Economically, this also looks a bit like "own the means of production" because if you're making a product, then stopping to build a factory just for the widgets you need in your product, you will save yourself money on those widgets long-term, but it's a big investment for no reward --temporarily. In software we're often faced with these economic choices when it comes to "build vs buy" decisions, but let's put that line of thought on the shelf for now.
Leverage in finance - it means borrowing to do something that you believe will be more profitable down the road. For example, taking money from VCs to build a company with the belief that you'll turn out huge profits for everyone later.
Selling Leverage - sometimes making a structural change is not about velocity, it's somewhat about options, but perhaps it's more about flexibility or leverage. The current thing can't support some of the new things we want. In software, imagine you've written a messaging system for SMS, but now you want to handle twitter and facebook messaging also. By splitting the current system into the generic messaging vs the specific SMS parts you can create a basis for the twitter and facebook features. Without that new structure, this new behavior or these "future features" would be about 3X more work to write.
I've probably already sold you on the idea, but there's a deeper and harder to see (or sell) point here: when the next messaging platform comes along it's now much easier the option is to add it too.

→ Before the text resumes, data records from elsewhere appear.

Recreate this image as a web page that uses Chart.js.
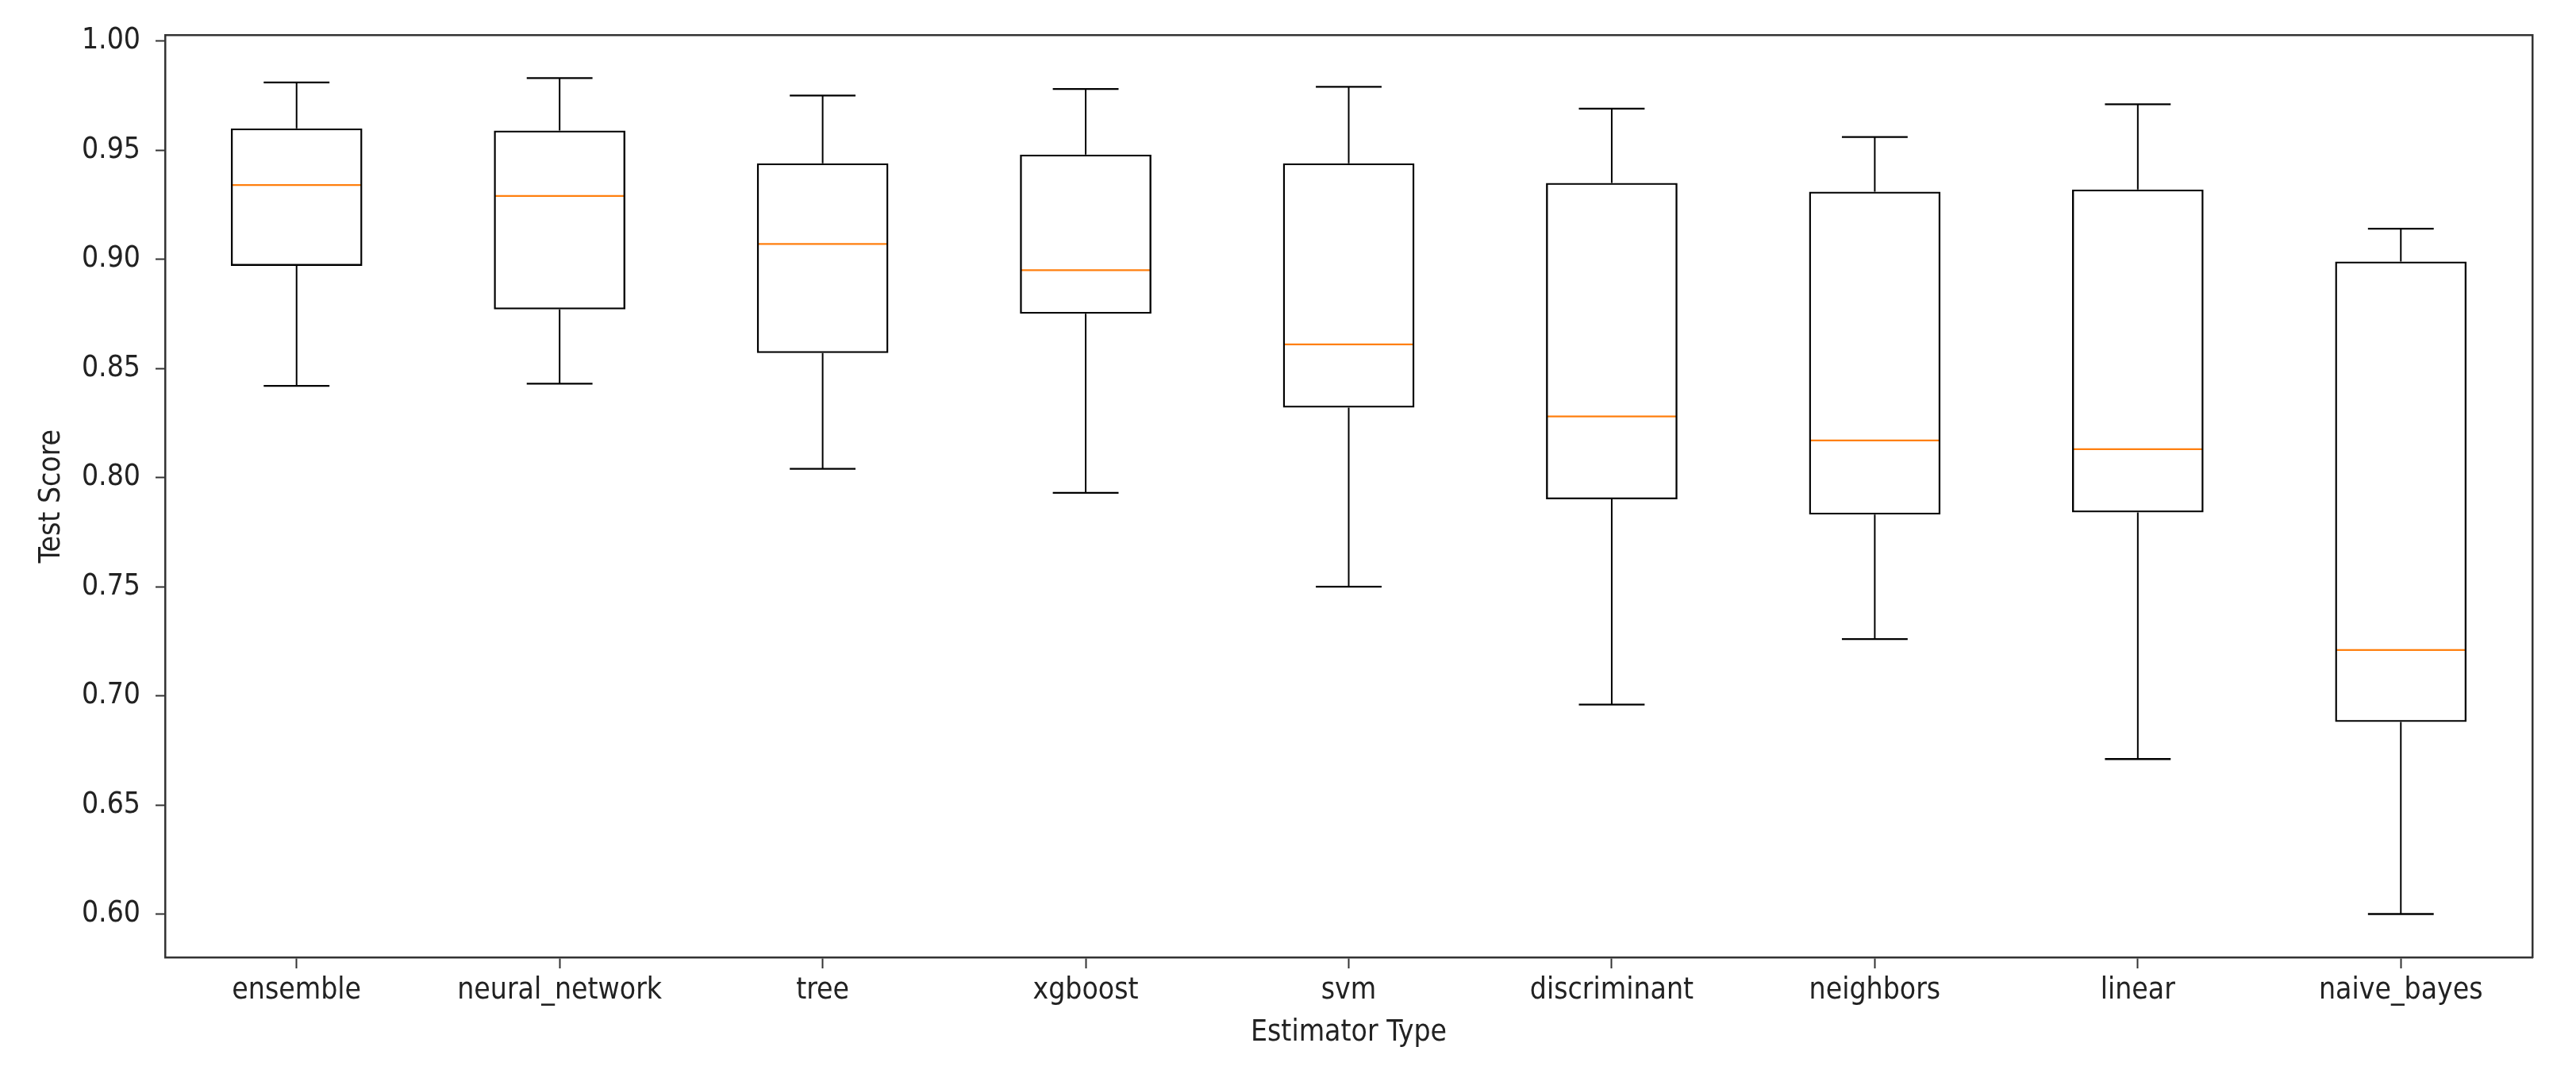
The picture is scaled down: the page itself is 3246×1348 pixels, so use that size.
<!DOCTYPE html>
<html>
<head>
<meta charset="utf-8">
<script src="https://cdn.jsdelivr.net/npm/chart.js@4/dist/chart.umd.min.js"></script>
<style>
  html, body { margin: 0; padding: 0; background: #fff; }
  #wrap { width: 3246px; height: 1348px; }
</style>
</head>
<body>
<div id="wrap"><canvas id="chart" width="3246" height="1348"></canvas></div>
<script>
// estimator types and their test score distributions
const categories = ['ensemble', 'neural_network', 'tree', 'xgboost', 'svm', 'discriminant', 'neighbors', 'linear', 'naive_bayes']
const whiskerLow = [0.842, 0.843, 0.804, 0.793, 0.750, 0.696, 0.726, 0.671, 0.600]
const q1 = [0.897, 0.877, 0.857, 0.875, 0.832, 0.790, 0.783, 0.784, 0.688]
const median = [0.934, 0.929, 0.907, 0.895, 0.861, 0.828, 0.817, 0.813, 0.721]
const q3 = [0.960, 0.959, 0.944, 0.948, 0.944, 0.935, 0.931, 0.932, 0.899]
const whiskerHigh = [0.981, 0.983, 0.975, 0.978, 0.979, 0.969, 0.956, 0.971, 0.914]
const yTicks = [0.60, 0.65, 0.70, 0.75, 0.80, 0.85, 0.90, 0.95, 1.00]

const FONT = "'DejaVu Sans Condensed', 'DejaVu Sans', sans-serif"
const FONT_SIZE = 37
const TEXT = '#222'
const SPINE = '#333'

// width of one category slot, so caps and medians follow the axis
const slot = (ctx) => ctx.chart.scales.x.width / categories.length

const ctx = document.getElementById('chart').getContext('2d')

new Chart(ctx, {
  type: 'bar',
  data: {
    labels: categories,
    datasets: [
      {
        // lower whisker
        data: categories.map((_, i) => [whiskerLow[i], q1[i]]),
        backgroundColor: '#000',
        borderWidth: 0,
        grouped: false,
        maxBarThickness: 2
      },
      {
        // upper whisker
        data: categories.map((_, i) => [q3[i], whiskerHigh[i]]),
        backgroundColor: '#000',
        borderWidth: 0,
        grouped: false,
        maxBarThickness: 2
      },
      {
        // the box itself
        data: categories.map((_, i) => [q1[i], q3[i]]),
        backgroundColor: 'rgba(255,255,255,0)',
        borderColor: '#000',
        borderWidth: 2.4,
        borderSkipped: false,
        grouped: false,
        categoryPercentage: 1,
        barPercentage: 0.5
      },
      {
        type: 'line',
        data: whiskerLow,
        showLine: false,
        pointStyle: 'line',
        borderColor: '#000',
        borderWidth: 2.4,
        radius: (c) => slot(c) * 0.125
      },
      {
        type: 'line',
        data: whiskerHigh,
        showLine: false,
        pointStyle: 'line',
        borderColor: '#000',
        borderWidth: 2.4,
        radius: (c) => slot(c) * 0.125
      },
      {
        type: 'line',
        data: median,
        showLine: false,
        pointStyle: 'line',
        borderColor: '#ff7f0e',
        borderWidth: 2.4,
        radius: (c) => slot(c) * 0.25 - 1
      }
    ]
  },
  options: {
    responsive: false,
    devicePixelRatio: 1,
    animation: false,
    events: [],
    layout: {
      padding: { top: 44.5, right: 55, bottom: 0, left: 0 }
    },
    plugins: {
      legend: { display: false },
      tooltip: { enabled: false }
    },
    scales: {
      x: {
        type: 'category',
        offset: true,
        afterFit: (s) => { s.height = 142 },
        grid: {
          offset: false,
          drawOnChartArea: false,
          drawTicks: true,
          tickLength: 14,
          tickColor: SPINE,
          tickWidth: 2
        },
        border: { display: true, color: SPINE, width: 2.5 },
        ticks: {
          color: TEXT,
          padding: 6,
          maxRotation: 0,
          autoSkip: false,
          font: { family: FONT, size: FONT_SIZE }
        },
        title: {
          display: true,
          text: 'Estimator Type',
          color: TEXT,
          padding: { top: 0, bottom: 24 },
          font: { family: FONT, size: FONT_SIZE }
        }
      },
      y: {
        type: 'linear',
        min: 0.5802,
        max: 1.0026,
        afterFit: (s) => { s.width = 208 },
        afterBuildTicks: (s) => { s.ticks = yTicks.map(v => ({ value: v })) },
        grid: {
          drawOnChartArea: false,
          drawTicks: true,
          tickLength: 12,
          tickColor: SPINE,
          tickWidth: 2
        },
        border: { display: true, color: SPINE, width: 2.5 },
        ticks: {
          color: TEXT,
          padding: 19,
          font: { family: FONT, size: FONT_SIZE },
          callback: (v) => Number(v).toFixed(2)
        },
        title: {
          display: true,
          text: 'Test Score',
          color: TEXT,
          padding: { top: 43, bottom: 0 },
          font: { family: FONT, size: FONT_SIZE }
        }
      },
      // top and right frame lines
      x2: {
        type: 'category',
        position: 'top',
        afterFit: (s) => { s.height = 0 },
        grid: { drawOnChartArea: false, drawTicks: false },
        border: { display: true, color: SPINE, width: 2.5 },
        ticks: { display: false }
      },
      y2: {
        type: 'linear',
        position: 'right',
        afterFit: (s) => { s.width = 0 },
        grid: { drawOnChartArea: false, drawTicks: false },
        border: { display: true, color: SPINE, width: 2.5 },
        ticks: { display: false }
      }
    }
  }
})
</script>
</body>
</html>
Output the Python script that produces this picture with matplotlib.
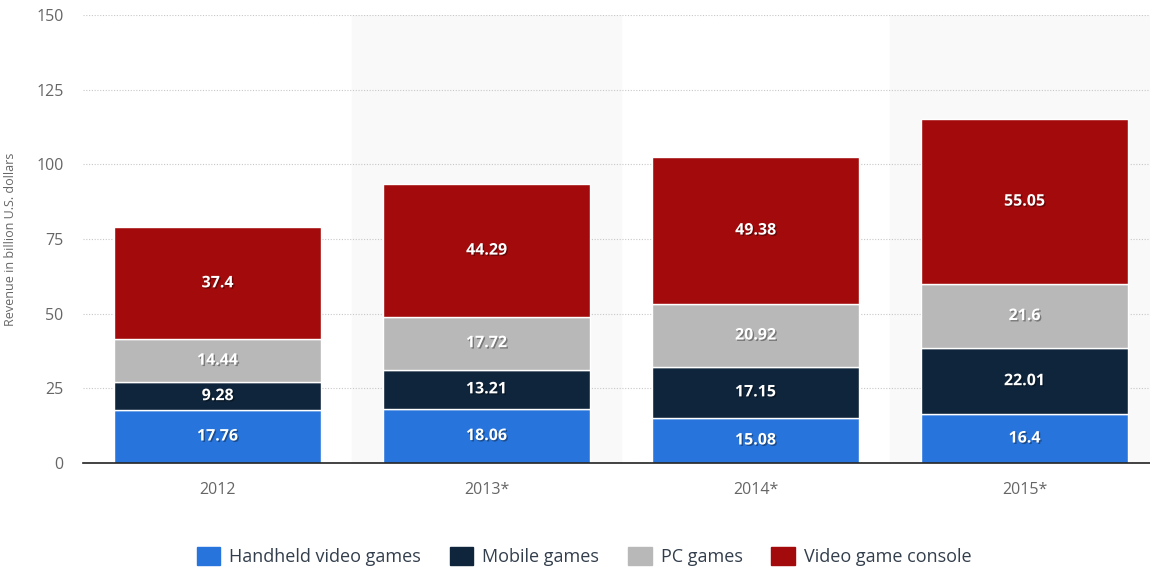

You've leveraged your work to be resilient to an uncertain future. I think of this as architectural agility, but I'm not sure if there's an economic metaphor.
If I haven't convinced you yet, only the really astute or creative technical readers will see the other value here. If I have a messaging core system, with SMS, twitter, and facebook messaging on top there's other *collateral* or secondary benefit: You get a system where and an SMS user can send messages to their friends on facebook.
Leverage can be a huge multiplier. The dark side is accidentally over engineering to build things that people don't actually want or need, or taking more time than you can afford. It's especially dangerous for startups where your debt will come due sooner rather than later.
Startups - startups are a whole different context. They operate to fail repeatedly in the quest to learn which products or services are actually valuable to a market and customers. As such, they need to turn out behaviors cheaply, test them quantitatively and quickly, and repeat. Once they find a problem they can solve that customers value enough, they have a period of building that, and only that, in the MVP. The notion of investing in structural change is usually strictly forbidden, until the next pivot.
Time value of money - as a programmer most of what I write needs to be replaced in about 3 years (when it's handling 10X the current load). We have an architect in the family who designs structures that will be around for decades if not centuries. Contrasting this with startups, the economics in both these cases is about already knowing what's needed and why (the problem space) but providing a better implementation (the solution space). The architect's choice to make a structural change is high storm-term expense, but can also save a ton of future expense. It's a surprisely similar economic calculus.
What's funny about this is there's a small portion of what I've written that has been running in production for over 10 years, which is considered a really long time for the industry; and that's funny because that code is stuff I never would have predicted would last. One typically needs a wide portfolio to benefit from the occasional big hit.